Determine how many lines hold "this" and give only that number.

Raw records
>> begin

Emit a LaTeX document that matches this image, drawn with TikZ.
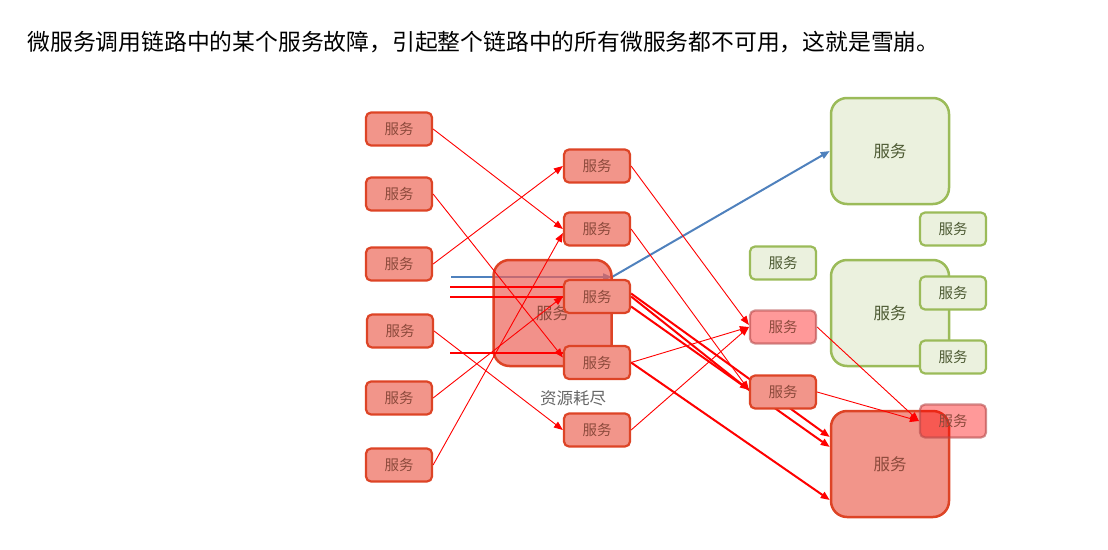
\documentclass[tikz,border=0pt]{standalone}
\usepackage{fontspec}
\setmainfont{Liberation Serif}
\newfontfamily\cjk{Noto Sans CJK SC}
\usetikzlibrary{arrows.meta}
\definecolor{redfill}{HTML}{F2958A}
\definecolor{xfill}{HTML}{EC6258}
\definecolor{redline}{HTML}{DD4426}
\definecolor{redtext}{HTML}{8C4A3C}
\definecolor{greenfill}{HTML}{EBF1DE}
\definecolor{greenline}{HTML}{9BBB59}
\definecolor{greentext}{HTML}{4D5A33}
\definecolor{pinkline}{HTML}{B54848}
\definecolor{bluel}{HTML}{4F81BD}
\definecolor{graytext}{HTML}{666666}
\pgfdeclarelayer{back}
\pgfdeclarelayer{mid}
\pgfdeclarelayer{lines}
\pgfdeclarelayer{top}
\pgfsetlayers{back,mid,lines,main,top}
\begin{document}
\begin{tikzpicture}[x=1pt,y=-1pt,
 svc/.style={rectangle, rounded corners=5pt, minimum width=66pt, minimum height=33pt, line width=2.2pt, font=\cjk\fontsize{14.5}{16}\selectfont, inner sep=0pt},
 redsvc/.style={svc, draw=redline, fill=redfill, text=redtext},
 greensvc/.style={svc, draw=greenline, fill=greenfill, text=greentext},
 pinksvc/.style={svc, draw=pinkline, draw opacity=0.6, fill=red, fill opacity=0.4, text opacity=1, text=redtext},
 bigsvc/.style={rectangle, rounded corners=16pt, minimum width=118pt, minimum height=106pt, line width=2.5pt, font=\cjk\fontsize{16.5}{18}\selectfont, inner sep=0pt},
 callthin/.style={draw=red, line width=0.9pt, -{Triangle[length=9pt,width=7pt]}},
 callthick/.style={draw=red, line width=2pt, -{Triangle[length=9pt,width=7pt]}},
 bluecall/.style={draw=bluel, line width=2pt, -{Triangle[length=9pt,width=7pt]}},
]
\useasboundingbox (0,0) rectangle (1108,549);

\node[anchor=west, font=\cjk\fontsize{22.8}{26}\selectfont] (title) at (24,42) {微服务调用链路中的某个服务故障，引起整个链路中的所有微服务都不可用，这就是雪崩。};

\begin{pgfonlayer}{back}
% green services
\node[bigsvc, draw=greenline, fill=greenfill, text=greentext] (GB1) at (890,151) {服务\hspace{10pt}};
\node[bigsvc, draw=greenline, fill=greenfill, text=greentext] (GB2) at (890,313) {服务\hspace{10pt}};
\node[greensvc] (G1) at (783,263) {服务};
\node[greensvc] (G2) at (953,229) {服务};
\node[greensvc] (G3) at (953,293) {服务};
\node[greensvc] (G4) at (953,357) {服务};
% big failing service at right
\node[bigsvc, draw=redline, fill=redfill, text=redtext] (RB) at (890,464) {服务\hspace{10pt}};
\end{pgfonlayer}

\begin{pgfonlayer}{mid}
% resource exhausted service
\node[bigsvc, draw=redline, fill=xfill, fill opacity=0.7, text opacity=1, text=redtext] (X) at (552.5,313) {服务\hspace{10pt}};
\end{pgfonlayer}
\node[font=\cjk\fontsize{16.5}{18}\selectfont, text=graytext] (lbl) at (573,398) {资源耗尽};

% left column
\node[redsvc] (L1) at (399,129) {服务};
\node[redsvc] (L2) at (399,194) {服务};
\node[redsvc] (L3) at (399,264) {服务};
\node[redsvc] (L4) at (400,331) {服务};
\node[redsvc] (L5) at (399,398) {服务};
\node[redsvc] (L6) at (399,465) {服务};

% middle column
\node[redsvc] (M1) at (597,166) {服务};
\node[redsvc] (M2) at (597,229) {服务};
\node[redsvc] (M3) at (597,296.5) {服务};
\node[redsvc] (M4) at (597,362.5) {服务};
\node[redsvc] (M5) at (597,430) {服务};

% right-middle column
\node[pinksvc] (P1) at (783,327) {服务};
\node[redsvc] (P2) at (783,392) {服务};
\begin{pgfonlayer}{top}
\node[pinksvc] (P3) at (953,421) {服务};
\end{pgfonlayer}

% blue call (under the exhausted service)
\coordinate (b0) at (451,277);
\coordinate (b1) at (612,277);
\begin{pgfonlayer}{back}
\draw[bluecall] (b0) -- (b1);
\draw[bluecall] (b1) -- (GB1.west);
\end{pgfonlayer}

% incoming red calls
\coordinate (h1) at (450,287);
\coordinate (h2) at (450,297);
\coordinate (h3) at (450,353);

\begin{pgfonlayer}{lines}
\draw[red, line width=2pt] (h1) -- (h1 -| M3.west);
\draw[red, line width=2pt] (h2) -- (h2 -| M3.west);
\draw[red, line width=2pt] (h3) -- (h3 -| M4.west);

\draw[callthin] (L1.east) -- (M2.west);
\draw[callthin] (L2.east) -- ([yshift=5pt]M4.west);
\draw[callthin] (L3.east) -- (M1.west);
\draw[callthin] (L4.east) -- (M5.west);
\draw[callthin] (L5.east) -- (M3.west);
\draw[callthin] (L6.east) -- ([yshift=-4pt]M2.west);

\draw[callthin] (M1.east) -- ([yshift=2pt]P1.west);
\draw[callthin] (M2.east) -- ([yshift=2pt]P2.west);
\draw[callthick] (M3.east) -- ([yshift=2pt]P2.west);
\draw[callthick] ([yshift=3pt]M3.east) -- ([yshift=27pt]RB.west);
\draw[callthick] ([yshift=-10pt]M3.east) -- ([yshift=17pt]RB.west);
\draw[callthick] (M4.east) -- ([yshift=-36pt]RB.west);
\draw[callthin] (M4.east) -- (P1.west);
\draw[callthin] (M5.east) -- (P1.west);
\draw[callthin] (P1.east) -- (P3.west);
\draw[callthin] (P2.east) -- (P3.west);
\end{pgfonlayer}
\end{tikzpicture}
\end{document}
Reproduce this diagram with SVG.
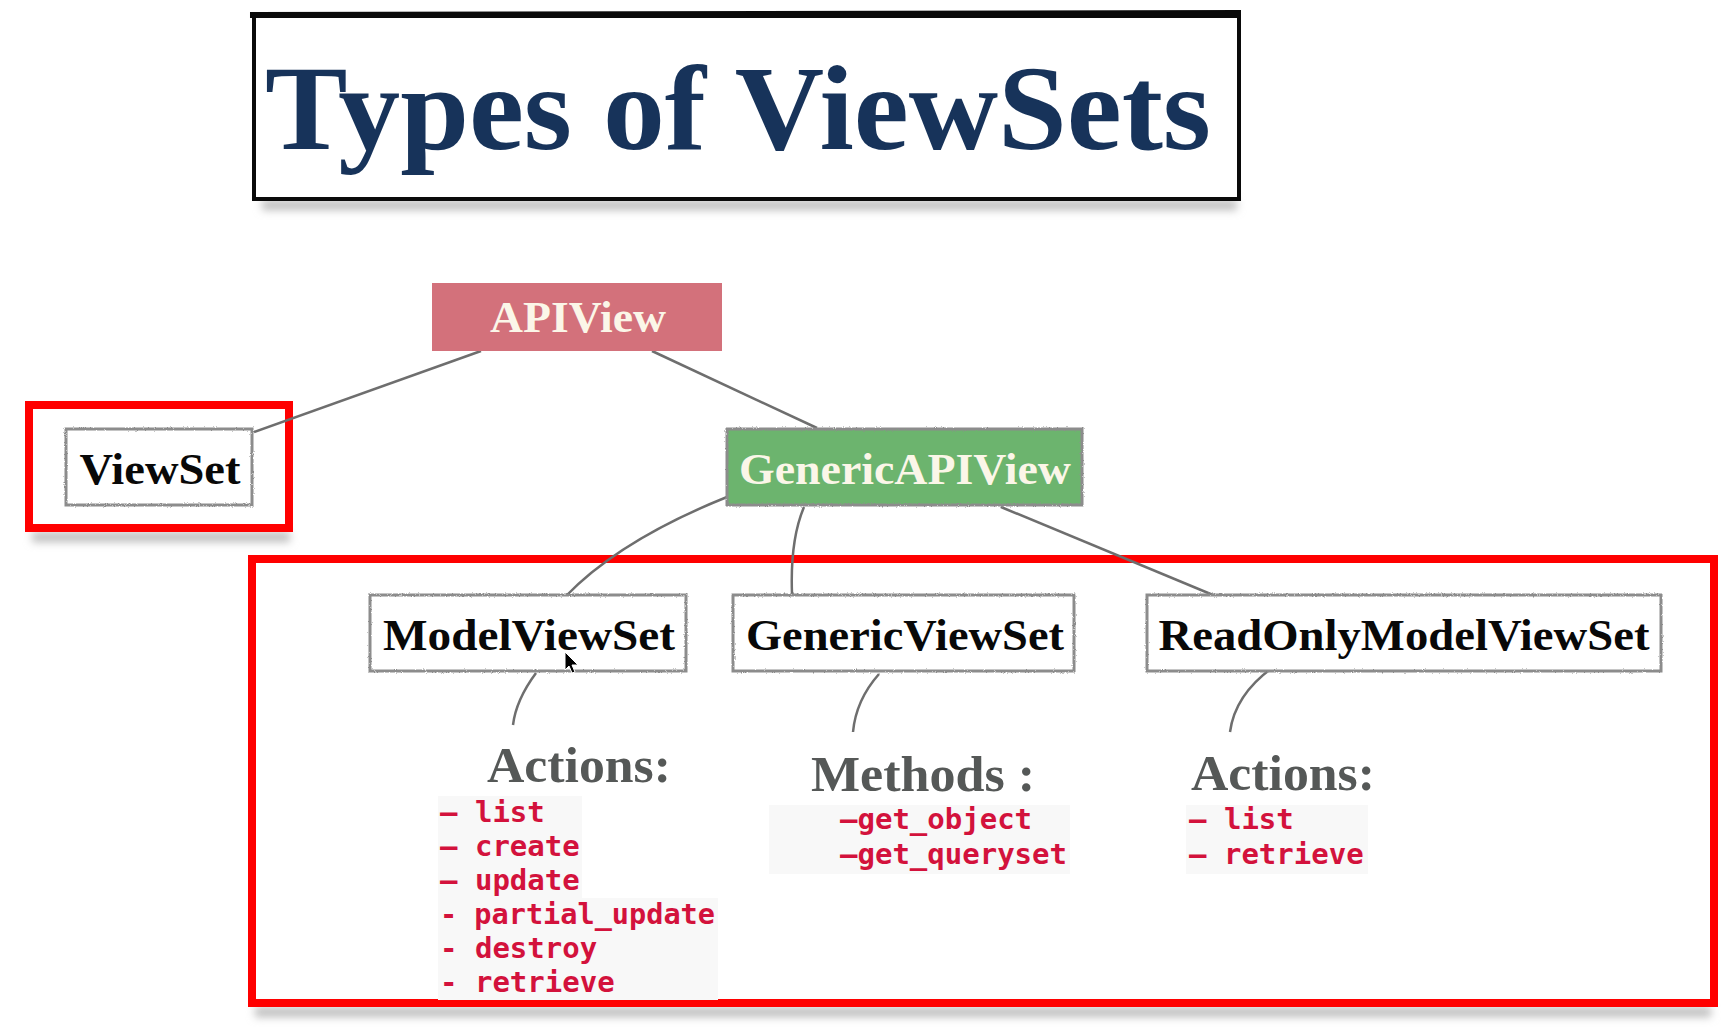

>> end

## PROBLEM SOLUTION
2